Btw, the trial runs with the DE lights were in a regularly ventilated grow room. I switch my rooms back to Sealed w/Co2, when the weather gets warmer. I can't wait to see what happens then :hump:
 
Last edited:

churchhaze

Well-Known Member
Oh man... I get so distracted by the minutia that I forget the basics. Si is necessary when using DE hps because you have to toughen up the plant to get the most out of the intense light of the DE hps.
Considering you were using potassium silicate and potassium is an essential element used in abundant quantities, how can you be sure it wasn't the potassium causing noticeable effects?

Also, look what wikipedia has to say about the horticultural use uses of potassium silicate.

"In horticulture, potassium silicate is used as a soluble source of potassium and makes also the growing medium more alkaline."
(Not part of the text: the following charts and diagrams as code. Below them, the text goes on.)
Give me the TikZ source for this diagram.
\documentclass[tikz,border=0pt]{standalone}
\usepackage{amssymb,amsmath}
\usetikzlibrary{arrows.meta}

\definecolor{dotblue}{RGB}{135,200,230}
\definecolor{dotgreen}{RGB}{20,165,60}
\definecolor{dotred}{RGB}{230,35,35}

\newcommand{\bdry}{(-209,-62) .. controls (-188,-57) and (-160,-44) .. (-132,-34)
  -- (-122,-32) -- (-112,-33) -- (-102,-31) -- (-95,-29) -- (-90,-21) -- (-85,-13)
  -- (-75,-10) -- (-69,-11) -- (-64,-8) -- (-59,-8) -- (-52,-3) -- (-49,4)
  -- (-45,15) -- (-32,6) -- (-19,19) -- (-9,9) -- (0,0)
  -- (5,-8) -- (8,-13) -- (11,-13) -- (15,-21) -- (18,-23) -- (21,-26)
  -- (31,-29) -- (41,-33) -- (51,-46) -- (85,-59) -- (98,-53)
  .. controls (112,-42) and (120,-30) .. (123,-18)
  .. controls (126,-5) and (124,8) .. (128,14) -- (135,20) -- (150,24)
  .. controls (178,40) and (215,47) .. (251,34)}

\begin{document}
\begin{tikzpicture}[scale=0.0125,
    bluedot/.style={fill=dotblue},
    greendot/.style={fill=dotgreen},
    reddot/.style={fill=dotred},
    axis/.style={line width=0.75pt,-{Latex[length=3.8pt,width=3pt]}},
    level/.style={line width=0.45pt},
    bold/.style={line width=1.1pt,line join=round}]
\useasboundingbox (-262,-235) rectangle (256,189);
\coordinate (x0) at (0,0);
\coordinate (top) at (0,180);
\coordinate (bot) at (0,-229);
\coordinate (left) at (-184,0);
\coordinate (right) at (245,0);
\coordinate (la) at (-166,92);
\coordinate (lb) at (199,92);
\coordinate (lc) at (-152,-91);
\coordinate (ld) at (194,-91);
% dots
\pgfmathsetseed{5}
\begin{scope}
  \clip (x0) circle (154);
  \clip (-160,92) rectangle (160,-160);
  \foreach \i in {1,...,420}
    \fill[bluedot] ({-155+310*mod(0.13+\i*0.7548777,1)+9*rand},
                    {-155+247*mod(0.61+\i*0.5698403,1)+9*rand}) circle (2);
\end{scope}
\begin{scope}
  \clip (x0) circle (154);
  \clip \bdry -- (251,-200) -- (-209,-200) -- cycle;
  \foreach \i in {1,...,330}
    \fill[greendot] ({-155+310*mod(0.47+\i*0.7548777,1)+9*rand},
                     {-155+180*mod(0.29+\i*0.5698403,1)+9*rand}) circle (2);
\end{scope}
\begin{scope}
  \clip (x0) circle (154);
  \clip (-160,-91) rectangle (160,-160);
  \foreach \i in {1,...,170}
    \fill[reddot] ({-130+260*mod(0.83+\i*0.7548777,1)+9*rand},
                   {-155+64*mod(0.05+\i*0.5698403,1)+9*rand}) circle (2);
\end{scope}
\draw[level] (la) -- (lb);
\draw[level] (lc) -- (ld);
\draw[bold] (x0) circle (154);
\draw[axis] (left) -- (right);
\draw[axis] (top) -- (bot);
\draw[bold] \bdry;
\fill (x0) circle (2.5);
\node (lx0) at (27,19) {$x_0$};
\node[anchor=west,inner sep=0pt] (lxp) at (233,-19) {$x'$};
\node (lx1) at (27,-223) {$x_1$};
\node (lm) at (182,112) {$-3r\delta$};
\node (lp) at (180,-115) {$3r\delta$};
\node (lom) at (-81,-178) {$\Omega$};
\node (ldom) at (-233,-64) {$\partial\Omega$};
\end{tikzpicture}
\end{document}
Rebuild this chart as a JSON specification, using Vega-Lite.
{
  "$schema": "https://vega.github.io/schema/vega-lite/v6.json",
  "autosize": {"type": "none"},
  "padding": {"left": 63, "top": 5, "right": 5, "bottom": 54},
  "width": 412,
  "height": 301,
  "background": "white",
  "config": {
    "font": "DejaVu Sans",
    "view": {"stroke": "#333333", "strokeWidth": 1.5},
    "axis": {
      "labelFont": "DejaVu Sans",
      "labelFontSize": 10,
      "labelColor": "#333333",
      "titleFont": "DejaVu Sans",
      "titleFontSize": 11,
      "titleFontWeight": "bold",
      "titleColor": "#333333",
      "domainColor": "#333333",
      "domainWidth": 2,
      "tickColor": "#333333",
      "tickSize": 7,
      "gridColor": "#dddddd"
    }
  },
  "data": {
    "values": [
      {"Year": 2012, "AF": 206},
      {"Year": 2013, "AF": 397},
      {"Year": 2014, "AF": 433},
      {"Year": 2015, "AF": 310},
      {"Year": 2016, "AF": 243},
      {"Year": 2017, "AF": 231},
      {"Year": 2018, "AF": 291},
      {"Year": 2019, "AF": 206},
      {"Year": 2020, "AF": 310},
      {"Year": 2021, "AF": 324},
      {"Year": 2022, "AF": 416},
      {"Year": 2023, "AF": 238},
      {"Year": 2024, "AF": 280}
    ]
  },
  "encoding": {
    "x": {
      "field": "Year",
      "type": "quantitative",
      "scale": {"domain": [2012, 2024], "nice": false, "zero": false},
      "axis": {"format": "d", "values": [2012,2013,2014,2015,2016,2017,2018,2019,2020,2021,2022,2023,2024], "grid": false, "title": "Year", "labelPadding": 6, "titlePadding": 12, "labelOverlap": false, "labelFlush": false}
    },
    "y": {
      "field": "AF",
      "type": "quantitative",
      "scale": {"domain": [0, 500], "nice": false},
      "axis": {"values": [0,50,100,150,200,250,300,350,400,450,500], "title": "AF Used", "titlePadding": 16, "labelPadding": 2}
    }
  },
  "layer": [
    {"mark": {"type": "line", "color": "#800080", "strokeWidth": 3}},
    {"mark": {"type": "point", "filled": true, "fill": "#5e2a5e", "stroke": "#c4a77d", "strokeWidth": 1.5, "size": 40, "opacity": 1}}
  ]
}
http://en.wikipedia.org/wiki/Potassium_silicate#Horticulture

For there to be no other uses listed there, it means there have been no acceptable citations.
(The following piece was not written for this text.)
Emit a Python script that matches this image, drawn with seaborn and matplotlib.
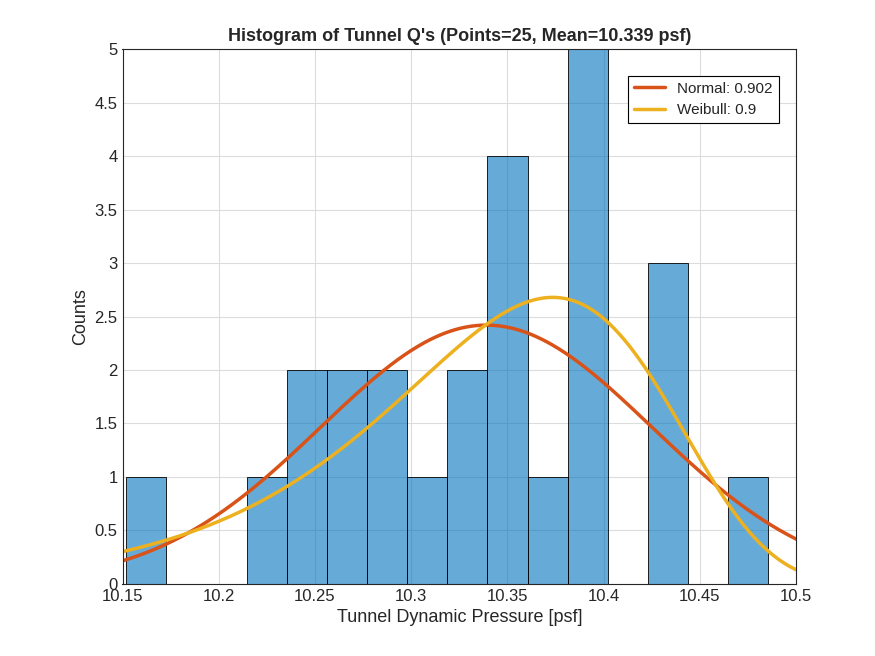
import numpy as np
import pandas as pd
import matplotlib
matplotlib.use("Agg")
import matplotlib.pyplot as plt
import seaborn as sns

bin_start = 10.152
bin_width = 0.02084
counts = [1, 0, 0, 1, 2, 2, 2, 1, 2, 4, 1, 5, 0, 3, 0, 1]
n_points = 25
mean_q = 10.339
norm_sigma = 0.0859
weib_scale = 10.374
weib_shape = 145

sns.set_theme(style="whitegrid")
plt.rcParams['font.family'] = ['Arial', 'Liberation Sans', 'DejaVu Sans']

edges = bin_start + bin_width * np.arange(len(counts) + 1)
centers = (edges[:-1] + edges[1:]) / 2
df = pd.DataFrame({"x": centers, "w": counts})

fig, ax = plt.subplots(figsize=(8.75, 6.56), dpi=100)
fig.subplots_adjust(left=0.14, right=0.91, top=0.925, bottom=0.11)
sns.histplot(data=df, x="x", weights="w", bins=[float(e) for e in edges], ax=ax,
             color="#0072BD", alpha=0.6, edgecolor="black", linewidth=0.6)

xs = np.linspace(10.15, 10.5, 400)
scale = n_points * bin_width
normal = scale * np.exp(-0.5 * ((xs - mean_q) / norm_sigma) ** 2) / (norm_sigma * np.sqrt(2 * np.pi))
z = (xs / weib_scale) ** weib_shape
weib = scale * (weib_shape / weib_scale) * (xs / weib_scale) ** (weib_shape - 1) * np.exp(-z)
sns.lineplot(x=xs, y=normal, ax=ax, color="#D95319", linewidth=2.5, label="Normal: 0.902")
sns.lineplot(x=xs, y=weib, ax=ax, color="#EDB120", linewidth=2.5, label="Weibull: 0.9")

ax.set_xlim(10.15, 10.5)
ax.set_ylim(0, 5)
ax.set_xticks(np.arange(10.15, 10.501, 0.05))
ax.set_xticklabels(["10.15", "10.2", "10.25", "10.3", "10.35", "10.4", "10.45", "10.5"])
ax.set_yticks(np.arange(0, 5.01, 0.5))
ax.set_yticklabels(["0", "0.5", "1", "1.5", "2", "2.5", "3", "3.5", "4", "4.5", "5"])
ax.tick_params(labelsize=12, colors="#262626", direction="in", length=4)
ax.grid(True, color="#dcdcdc", linewidth=0.8)
ax.set_axisbelow(True)
for s in ax.spines.values():
    s.set_visible(True)
    s.set_color("#262626")
    s.set_linewidth(0.8)
ax.set_facecolor("white")
ax.set_xlabel("Tunnel Dynamic Pressure [psf]", fontsize=13, color="#262626")
ax.set_ylabel("Counts", fontsize=13, color="#262626")
ax.set_title("Histogram of Tunnel Q's (Points=25, Mean=10.339 psf)", fontsize=13, fontweight="bold")
leg = ax.legend(loc="upper right", bbox_to_anchor=(0.985, 0.965), fontsize=11,
                frameon=True, fancybox=False, edgecolor="black", framealpha=1)
leg.get_frame().set_linewidth(0.8)
fig.savefig("out.png", dpi=100)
Let's just say I'm a huge skeptic on the benefits of silica. Howard resh's formula is a slight variation of the hoagland formula, which was developed in the 1930s. I just can't see how Si could not have been discovered as being so important by up until recently. We've had silicate salts for long time, so why did it take so long for the hoaglands and arnons to come up with conclusive results based on the effects of silicon, the most abundant element in the earths crust after oxygen? The claim by some that silicon is actually a macro nutrient is downright absurd. It's not even a micro nutrient.
 
Last edited:
Aeroknow... WOWIE ZOWIE!!! That is the most exciting info I have gotten in a long, long time! As I said, that was my first round using DE and Si. Know I know what I should be striving to achieve. Thanks for the response.
 
To all... I didn't make note of the source, but I did read that tissue samples taken where there is active mold show elevated levels of Si.